I have a csv file as a lookup, named "resources.csv." Looking at the actual file, it has about 30,000 lines. In the Splunk search, I am only getting about 15,000 results, though. I'm using the following command to view the lookup table:
|inputlookup resources.csv
The csv file is updated through a script I have running each morning. I have restarted the searchhead that this lookup file is being read by. Nothing has seemed to work. Still only about 15,000 results from the inputlookup command.
Any suggestions?
http://answers.splunk.com/answers/139821/inputlookup-not-returning-all-the-rows-in-csv-file.html
Seems that double quotes affect this. I had six entries with double quotes. I removed them and now I'm getting all my results. Seems that inbetween the lines with quotes was about 15,000 lines.
So, why would double quotes affect a csv lookup file? Rows are determined via linebreaks. And columns are determined by commas.
http://answers.splunk.com/answers/139821/inputlookup-not-returning-all-the-rows-in-csv-file.html
Seems that double quotes affect this. I had six entries with double quotes. I removed them and now I'm getting all my results. Seems that inbetween the lines with quotes was about 15,000 lines.
So, why would double quotes affect a csv lookup file? Rows are determined via linebreaks. And columns are determined by commas.
double quotes are used to quote values in CSV. See https://en.wikipedia.org/wiki/Comma-separated_values#Basic_rules_and_examples
It is either hitting a limit or you are not looking at the file that think you are. How is the file generated? How is it put onto the Search Head (or is it)? The only other option is that you have tripped across a bug. If you have investigated it well, I would open a support case.
I'm creating it via a bash shell script that is using the sqlcmd command provided by the Microsoft MS-SQL driver (this is on a RHEL6 box) to query the database and create the file. The output overwrites the previous csv in a lookup folder every morning.
Does your lookup have more than 1 line per event? Splunk generated lookup files with multivalued fields often have this property. If your lookup file has a primary key, you can try to find the set difference between the lookup file and what inputlookup returns and see if there is any pattern as to which rows are missing.
Only 1 line per event in my csv lookup file. I'm trying to find some rhyme and reason to which rows are missing.
Edit: I thought that this might apply but it doesn't. Thanks @steveyz
First of all, I can't believe your name is @jizzmaster.
Secondly, check limits.conf - I'm wondering if this is what you're hitting?
[lookup]
max_memtable_bytes = <integer>
* Maximum size of static lookup file to use an in-memory index for.
* Defaults to 10000000 in bytes (10MB
I figured the username should fit with the product ...

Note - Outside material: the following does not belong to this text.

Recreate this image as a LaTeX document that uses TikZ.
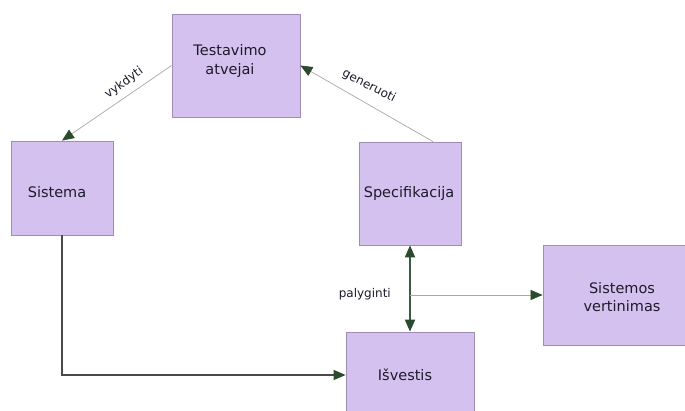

max_memtable_bytes is 10MB but my csv is 4.5MBs.
Then it would be more like cavemaster I'd think but do I (personally) appreciate your humor
that limits.conf setting does not affect inputlookup. It only affects the performance optimization for performing lookups. inputlookup is basically inputcsv, but from the lookup directories rather than the dispatch directory.
Also, when performing additional searches through Splunk on this lookup file, there are missing fields. When I search for it in the actual file, the rows I'm looking for are there.
This is the command I use to search through the lookup table:
|inputlookup resources.csv |search host_name=2AH39911B
And yes, the "host_name" field exists. As does the specific host_name I'm searching for. No results in the Splunk search though.